### YOUR GOAL:
Restate the data word for word and leave the images out.

'''

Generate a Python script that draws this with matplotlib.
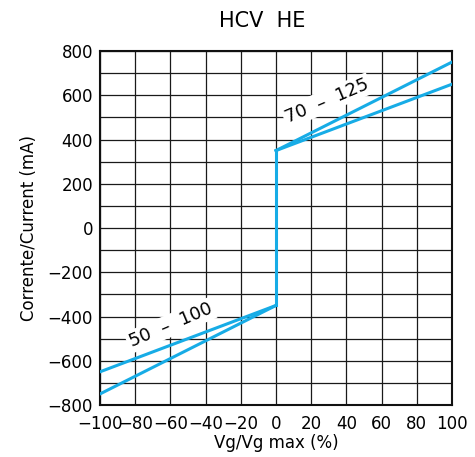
import matplotlib
matplotlib.use("Agg")
import matplotlib.pyplot as plt
import numpy as np

# Vg/Vg max (%) vs current (mA)
x_pos = [0, 100]
y_pos_high = [350, 750]
y_pos_low = [350, 650]
x_neg = [0, -100]
y_neg_high = [-350, -650]
y_neg_low = [-350, -750]
x_step = [0, 0]
y_step = [-350, 350]

label_pos = "70  –  125"
label_neg = "50  –  100"

xticks = np.arange(-100, 101, 20)
yticks = np.arange(-800, 801, 200)

blue = "#17ace6"

fig = plt.figure(figsize=(4.75, 4.57), dpi=100)
ax = fig.add_axes([100 / 475, 1 - 405 / 457, 352 / 475, 354 / 457])

ax.plot(x_pos, y_pos_high, color=blue, lw=2.2, zorder=3)
ax.plot(x_pos, y_pos_low, color=blue, lw=2.2, zorder=3)
ax.plot(x_neg, y_neg_high, color=blue, lw=2.2, zorder=3)
ax.plot(x_neg, y_neg_low, color=blue, lw=2.2, zorder=3)
ax.plot(x_step, y_step, color=blue, lw=2.2, zorder=3)

ax.set_xlim(-100, 100)
ax.set_ylim(-800, 800)
ax.set_xticks(xticks)
ax.set_yticks(yticks)
ax.set_yticks(np.arange(-800, 801, 100), minor=True)
ax.grid(True, which="both", color="#1a1a1a", lw=0.9, zorder=1)
ax.tick_params(which="both", length=0, labelsize=12)
ax.tick_params(axis="x", pad=7)
ax.tick_params(axis="y", pad=5)
for s in ax.spines.values():
    s.set_linewidth(1.5)
    s.set_color("#111111")

ax.set_xticklabels([str(v).replace("-", "−") for v in xticks])
ax.set_yticklabels([str(v).replace("-", "−") for v in yticks])

ax.set_xlabel("Vg/Vg max (%)", fontsize=12, labelpad=1)
ax.set_ylabel("Corrente/Current (mA)", fontsize=12, labelpad=7)
fig.text(0.553, 0.955, "HCV  HE", ha="center", va="center", fontsize=15)

box = dict(facecolor="white", edgecolor="none", pad=1.5)
ax.text(29, 575, label_pos, rotation=23, ha="center", va="center",
        fontsize=13, bbox=box, zorder=2)
ax.text(-60, -440, label_neg, rotation=23, ha="center", va="center",
        fontsize=13, bbox=box, zorder=2)

fig.savefig("out.png", dpi=100)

'''

### RESULT:
Generate a Python script that draws this with matplotlib.
import matplotlib
matplotlib.use("Agg")
import matplotlib.pyplot as plt
import numpy as np

# Vg/Vg max (%) vs current (mA)
x_pos = [0, 100]
y_pos_high = [350, 750]
y_pos_low = [350, 650]
x_neg = [0, -100]
y_neg_high = [-350, -650]
y_neg_low = [-350, -750]
x_step = [0, 0]
y_step = [-350, 350]

label_pos = "70  –  125"
label_neg = "50  –  100"

xticks = np.arange(-100, 101, 20)
yticks = np.arange(-800, 801, 200)

blue = "#17ace6"

fig = plt.figure(figsize=(4.75, 4.57), dpi=100)
ax = fig.add_axes([100 / 475, 1 - 405 / 457, 352 / 475, 354 / 457])

ax.plot(x_pos, y_pos_high, color=blue, lw=2.2, zorder=3)
ax.plot(x_pos, y_pos_low, color=blue, lw=2.2, zorder=3)
ax.plot(x_neg, y_neg_high, color=blue, lw=2.2, zorder=3)
ax.plot(x_neg, y_neg_low, color=blue, lw=2.2, zorder=3)
ax.plot(x_step, y_step, color=blue, lw=2.2, zorder=3)

ax.set_xlim(-100, 100)
ax.set_ylim(-800, 800)
ax.set_xticks(xticks)
ax.set_yticks(yticks)
ax.set_yticks(np.arange(-800, 801, 100), minor=True)
ax.grid(True, which="both", color="#1a1a1a", lw=0.9, zorder=1)
ax.tick_params(which="both", length=0, labelsize=12)
ax.tick_params(axis="x", pad=7)
ax.tick_params(axis="y", pad=5)
for s in ax.spines.values():
    s.set_linewidth(1.5)
    s.set_color("#111111")

ax.set_xticklabels([str(v).replace("-", "−") for v in xticks])
ax.set_yticklabels([str(v).replace("-", "−") for v in yticks])

ax.set_xlabel("Vg/Vg max (%)", fontsize=12, labelpad=1)
ax.set_ylabel("Corrente/Current (mA)", fontsize=12, labelpad=7)
fig.text(0.553, 0.955, "HCV  HE", ha="center", va="center", fontsize=15)

box = dict(facecolor="white", edgecolor="none", pad=1.5)
ax.text(29, 575, label_pos, rotation=23, ha="center", va="center",
        fontsize=13, bbox=box, zorder=2)
ax.text(-60, -440, label_neg, rotation=23, ha="center", va="center",
        fontsize=13, bbox=box, zorder=2)

fig.savefig("out.png", dpi=100)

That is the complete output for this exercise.